Her chief rival was Mrs. Ronald Greville, who presided over a glittering London house in Charles Street and an immense country estate, Polesden Lacey, in Surrey. She was born the illegitimate daughter of a Scottish millionaire brewer, John McEwen, and did as much as possible to put her less-than-aristocratic beginnings behind her.
33
In time, she came to believe herself immensely powerful and influential; although the Prince of Wales found her sycophantic fawning distasteful, other members of the Royal Family adored her. She was particularly beloved by Queen Mary and by the Duke and Duchess of York, who had spent a part of their honeymoon with her at Polesden Lacey. Aside from these royals and those with social ambition who sought out her favor, however, Mrs. Greville was roundly despised in London circles. Those who frequented the great London houses in the 1930s—Harold Nicolson, Chips Channon, the Coopers, and Cecil Beaton—disliked her intensely. Her wit was nonexistent; her tongue, bitter and biting. In the words of Brian Masters, she was “quite simply malevolent. ”
34
In time, Mrs. Greville would become one of Wallis’s most vehement enemies in society.

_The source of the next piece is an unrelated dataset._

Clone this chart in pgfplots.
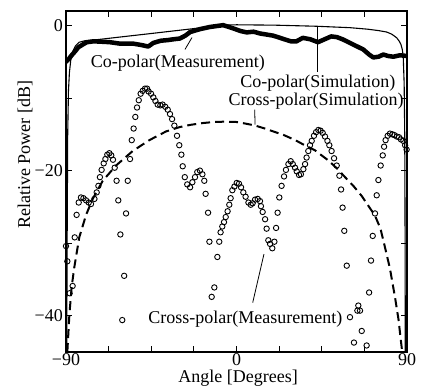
\documentclass[border=0pt]{standalone}
\usepackage{pgfplots}
\pgfplotsset{compat=1.18}
\usepackage{fontspec}
\setmainfont{Liberation Serif}

\begin{document}
\begin{tikzpicture}[x=1bp,y=1bp]
\useasboundingbox (-66,-38) rectangle (356,352);
\begin{axis}[
  at={(0,0)}, anchor=south west,
  scale only axis, width=341bp, height=341bp,
  xmin=-90, xmax=90, ymin=-45, ymax=2,
  xtick={-90,0,90}, xticklabels={−90,0,90},
  minor xtick={-67.5,-45,-22.5,22.5,45,67.5},
  ytick={-40,-20,0}, yticklabels={−40,−20,0},
  minor ytick={-30,-10},
  tick align=inside,
  major tick length=6bp, minor tick length=6bp,
  every tick/.style={line width=1bp, black},
  axis line style={line width=1.2bp},
  every tick label/.append style={font=\fontsize{18bp}{20bp}\selectfont},
  xticklabel style={inner sep=1bp},
  yticklabel style={inner sep=3bp},
  label style={font=\fontsize{18bp}{20bp}\selectfont},
  xlabel={Angle [Degrees]},
  ylabel={Relative Power [dB]},
  xlabel style={at={(axis description cs:0.505,-0.076)}, anchor=center},
  ylabel style={at={(axis description cs:-0.120,0.578)}, anchor=center},
]
% Cross-polar simulation (dashed)
\addplot[black, line width=2bp, dash pattern=on 9bp off 5bp] coordinates {
(-89.3,-45) (-88.2,-39.8) (-87,-36) (-85.6,-33.3) (-83,-29.2) (-79.4,-26.1)
(-75.9,-23.9) (-70.6,-21.4) (-63.6,-19.3) (-54.8,-17.3) (-46,-15.8) (-37.2,-14.6)
(-30,-14.0) (-24.5,-13.7) (-18,-13.45) (-12,-13.3) (-6,-13.25) (0,-13.3)
(5.4,-13.55) (10,-13.8) (15,-14.2) (19.4,-14.6) (25,-15.1) (31,-15.8) (36,-16.5)
(41.4,-17.2) (48.5,-18.6) (53,-19.7) (57.3,-20.9) (62,-22.2) (66.1,-23.5)
(70,-25.0) (73.1,-26.2) (76,-28.0) (78.4,-30.6) (81,-33.5) (83.7,-37.5)
(85.5,-40.5) (87.2,-44.4) (87.5,-45)
};
% Co-polar simulation (thin)
\addplot[black, line width=1.1bp] coordinates {
(-89.6,-45) (-89.4,-30) (-89.1,-15) (-88.7,-9) (-88.2,-6.5) (-87.5,-4.8)
(-86.5,-3.6) (-85,-2.8) (-83,-2.3) (-80,-2.1) (-77,-2.05) (-45,-1.1) (-20,-0.35)
(-7,0.05) (0,0.1) (20,0.05) (42,-0.1) (60,-0.3) (69,-0.5) (75,-0.7) (79.3,-0.9)
(82,-1.2) (84.6,-1.7) (86,-2.2) (86.8,-2.6) (87.5,-3.3) (88,-4.2) (88.5,-8)
(88.8,-15) (89.0,-30) (89.1,-45)
};
% Co-polar measurement (thick)
\addplot[black, line width=4.5bp, line join=round, line cap=round] coordinates {
(-90,-5.0) (-88.5,-4.6) (-87,-4.1) (-85,-3.5) (-83.5,-3.0) (-81,-2.6) (-79,-2.3)
(-76,-2.2) (-73.8,-2.2) (-70,-2.25) (-66.8,-2.3) (-61.5,-2.5) (-54.5,-2.5)
(-50,-2.7) (-46.6,-2.9) (-43.9,-2.4) (-40,-2.1) (-36,-2.0) (-33.4,-1.9)
(-30,-1.8) (-27,-1.4) (-24.5,-0.9) (-19.3,-0.5) (-14,-0.2) (-7,0.05)
(-1.7,-0.4) (2,-0.75) (5.4,-0.95) (9,-0.85) (12.4,-1.1) (16,-1.25) (19.4,-1.4)
(23,-1.7) (26.5,-2.0) (29,-2.2) (31.5,-2.2) (35,-1.7) (39,-1.9) (43,-2.3)
(46.5,-1.9) (50,-1.5) (53,-1.6) (56,-1.9) (59.9,-2.4) (63,-2.8) (66.9,-3.3)
(70,-4.0) (72.2,-4.4) (75,-4.3) (77.5,-4.0) (80,-4.2) (82.8,-4.3) (86.3,-4.1)
(90,-4.2)
};
% Cross-polar measurement (circles)
\addplot[only marks, mark=o, mark size=2.7bp, mark options={line width=0.9bp, black}] coordinates {
(-90.0,-30.4) (-89.3,-32.5) (-88.1,-36.9) (-86.5,-35.9) (-85.4,-29.2)
(-84.4,-26.1) (-83.3,-24.4) (-82.1,-23.7) (-80.8,-23.8) (-79.4,-24.1)
(-78.0,-24.4) (-76.8,-24.6) (-75.0,-23.9) (-73.8,-23.0) (-72.9,-22.1)
(-72.1,-20.9) (-71.2,-19.9) (-70.1,-19.0) (-69.2,-18.4) (-68.2,-17.8)
(-67.1,-17.6) (-66.1,-17.9) (-65.2,-18.5) (-64.3,-19.6) (-63.3,-21.4)
(-62.4,-24.1) (-61.3,-28.8) (-60.3,-40.6) (-59.3,-34.5) (-58.3,-25.9)
(-57.4,-21.4) (-56.2,-18.4) (-55.3,-15.8) (-54.3,-14.2) (-53.4,-12.6)
(-52.5,-11.3) (-51.6,-10.3) (-50.6,-9.4) (-49.5,-9.0) (-48.3,-8.7)
(-47.2,-8.7) (-46.4,-9.1) (-45.1,-9.4) (-43.9,-9.9) (-42.8,-10.4)
(-41.6,-10.9) (-40.2,-11.0) (-39.0,-10.9) (-37.6,-11.2) (-36.3,-11.6)
(-35.1,-12.2) (-34.0,-12.9) (-32.8,-13.8) (-31.4,-15.2) (-30.2,-16.5)
(-29.1,-17.8) (-28.4,-19.4) (-27.3,-20.9) (-26.0,-21.9) (-24.5,-22.3)
(-23.3,-21.6) (-21.9,-20.9) (-20.7,-20.2) (-19.3,-20.0) (-18.0,-20.5)
(-17.0,-21.4) (-16.3,-23.2) (-15.0,-25.8) (-14.3,-29.8) (-13.1,-37.4)
(-11.7,-36.1) (-10.1,-31.9) (-9.1,-29.8) (-8.4,-28.5) (-7.5,-27.7)
(-6.6,-27.1) (-5.7,-26.4) (-4.7,-25.6) (-3.8,-24.7) (-3.1,-23.8)
(-2.2,-22.7) (-1.1,-22.2) (0.1,-21.7) (1.3,-21.8) (2.4,-22.3) (3.6,-23.0)
(4.8,-23.6) (6.3,-24.4) (7.5,-24.7) (8.5,-24.5) (9.8,-24.0) (11.2,-23.9)
(12.4,-24.2) (12.9,-24.9) (13.8,-25.7) (15.1,-26.7) (15.9,-28.0)
(16.8,-29.6) (17.7,-30.1) (18.9,-30.7) (20.0,-29.8) (20.9,-27.9)
(21.7,-25.8) (22.6,-23.7) (23.8,-22.1) (25.1,-20.8) (26.1,-19.9)
(27.4,-19.1) (28.6,-18.7) (29.7,-19.1) (30.9,-19.6) (31.8,-20.1)
(33.0,-20.6) (34.0,-20.5) (35.3,-19.8) (36.2,-19.1) (37.0,-18.2)
(37.9,-17.3) (38.8,-16.5) (39.7,-15.9) (40.9,-15.2) (42.0,-14.7)
(43.2,-14.4) (44.4,-14.5) (45.5,-14.8) (46.7,-15.3) (48.0,-15.9)
(49.0,-16.5) (50.2,-17.3) (51.5,-18.3) (52.9,-19.3) (54.3,-20.7)
(55.2,-22.6) (56.0,-25.1) (56.9,-28.3) (58.2,-33.1) (59.9,-40.2)
(62.0,-43.7) (63.8,-39.3) (64.3,-38.6) (65.2,-39.3) (66.1,-42.1)
(68.7,-44.1) (70.0,-36.8) (71.0,-32.4) (71.9,-29.0) (73.1,-25.9)
(74.0,-23.4) (74.9,-21.3) (76.1,-19.3) (77.2,-17.9) (77.9,-16.7)
(78.7,-15.8) (79.8,-15.2) (81.0,-14.9) (82.3,-15.0) (83.3,-15.1)
(84.6,-15.3) (85.8,-15.4) (86.8,-15.7) (88.1,-15.9) (89.0,-16.5) (89.8,-17.1)
};
% labels
\node[anchor=base west, inner sep=0, font=\fontsize{18bp}{20bp}\selectfont] at (axis cs:-77,-5.75) {Co-polar(Measurement)};
\node[anchor=base west, inner sep=0, font=\fontsize{18bp}{20bp}\selectfont] at (axis cs:2.0,-8.6) {Co-polar(Simulation)};
\node[anchor=base west, inner sep=0, font=\fontsize{18bp}{20bp}\selectfont] at (axis cs:-4.3,-11.0) {Cross-polar(Simulation)};
\node[anchor=base west, inner sep=0, font=\fontsize{18bp}{20bp}\selectfont] at (axis cs:-46.6,-41.1) {Cross-polar(Measurement)};
\draw[line width=0.8bp] (axis cs:-27.2,-3.3) -- (axis cs:-23.5,-1.66);
\draw[line width=0.8bp] (axis cs:42.5,-0.2) -- (axis cs:42.5,-6.4);
\draw[line width=0.8bp] (axis cs:9.6,-11.6) -- (axis cs:9.8,-13.65);
\draw[line width=0.8bp] (axis cs:8.55,-38.2) -- (axis cs:14.5,-31.5);
\end{axis}
\end{tikzpicture}
\end{document}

Another of the great hostesses to befriend Wallis was fellow American Laura Corrigan, daughter of a Wisconsin carpenter. She was perhaps the most eccentric and bizarre of the great hostesses and also the most beloved. She was married when, in 1913, she met steel heir James Corrigan; he was so taken with her that he paid her current husband an immense sum of money to divorce her so that he could take Laura as his wife. He died a few years later, leaving his young widow with millions of dollars to spend on parties and balls. She moved to London and tried to infiltrate society but found its doors closed. Determined to succeed, she rented a house on Grosvenor Street from Mrs. George Keppel, former mistress to King Edward VII, on condition that Mrs. Keppel’s guest list accompany the house. Once ensconced, she dispatched hundreds of invitations to dinner parties and balls; at first, London society declined. Then she brilliantly struck on the idea of offering great prizes to those who attended. Curious guests accepted and were showered with Cartier watches, gold cuff links, and uncut gemstones. Word soon spread, and thereafter society flocked to her entertainments.